基于改进YOLO-Pose的复杂环境下拖拉机驾驶员关键点检测

为解决农田复杂作业环境下拖拉机驾驶员因光照、背景及遮挡造成的关键点漏检、误检等难识别问题,该研究提出了一种基于改进YOLO-Pose的复杂环境下驾驶员关键点检测方法。首先,在主干网络的顶层C3模块中嵌入Swin Transformer编码器,提高遮挡状况下关键点的检测效率。其次,采用高效层聚合网络RepGFPN作为颈部网络,通过融合高层语义信息和低层空间信息,增强多尺度检测能力,同时在颈部网络采用金字塔卷积替换标准3×3卷积,在减少模型参数量的同时有效地捕获不同层级的特征信息。最后,嵌入坐标注意力机制优化关键点解耦头,增强预测过程对关键点空间位置的敏感程度。
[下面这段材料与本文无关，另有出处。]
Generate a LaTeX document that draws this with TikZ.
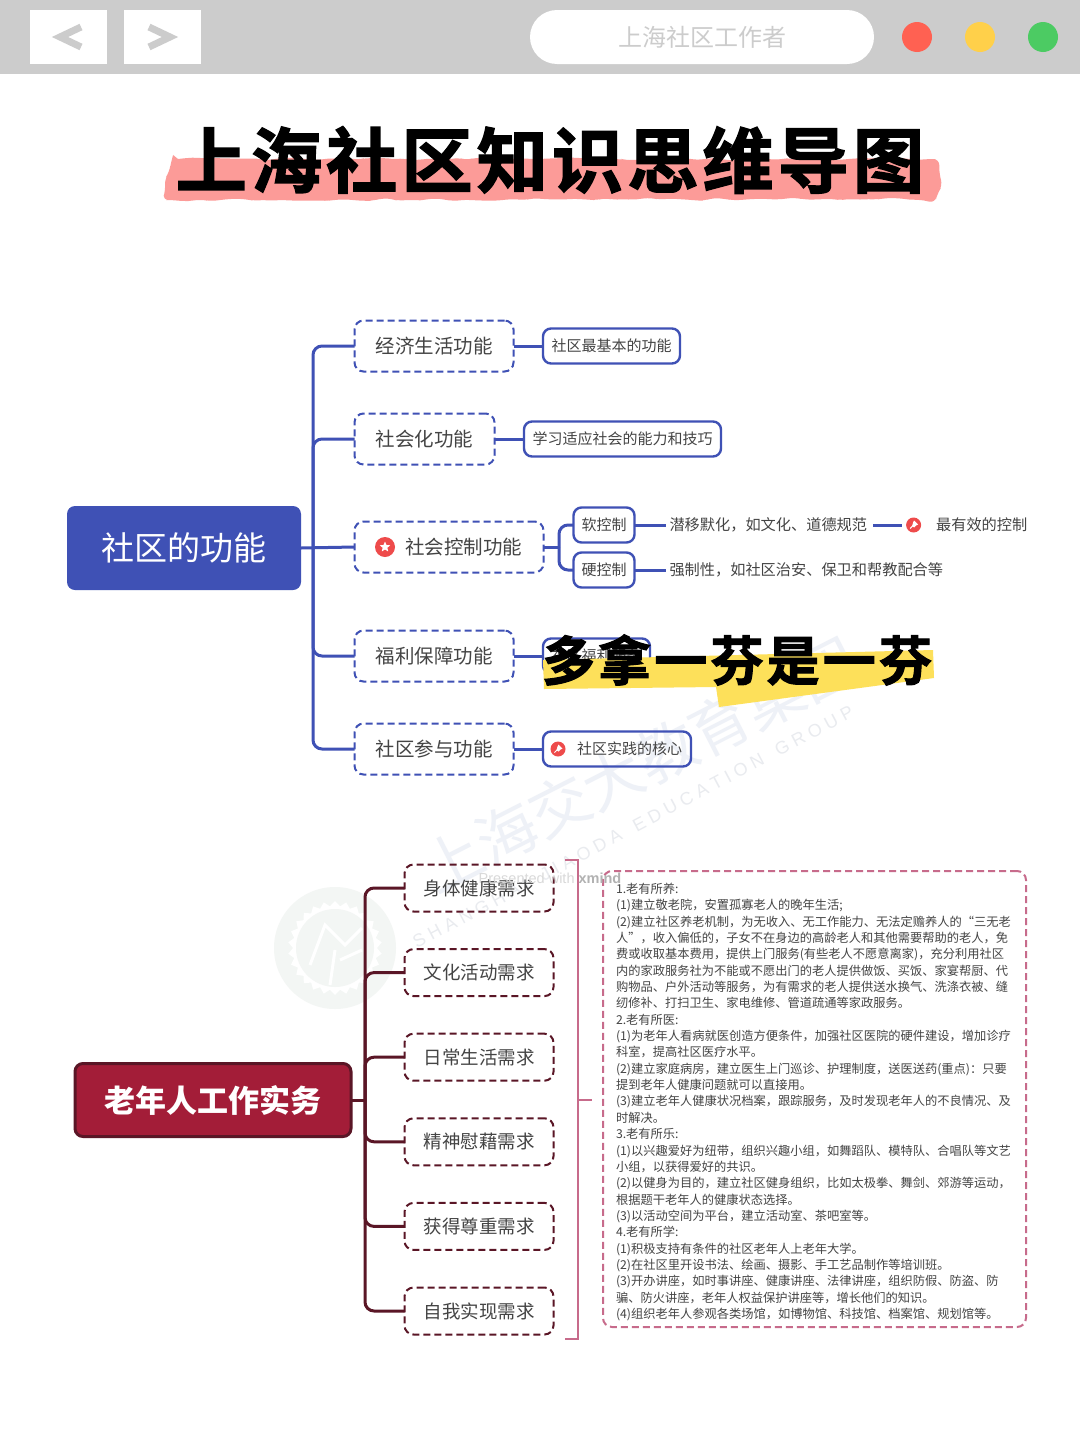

试验结果表明,改进后算法mAP_0.5(目标关键点相似度L_oks阈值取0.5时平均精度均值)为89.59%,mAP_0.5:0.95(目标关键点相似度L_oks阈值取0.5,0.55,···,0.95时的平均精度均值)为62.58%,相比于基线模型分别提高了4.24和4.15个百分点,单张图像平均检测时间为21.9 ms,与当前主流关键点检测网络Hou...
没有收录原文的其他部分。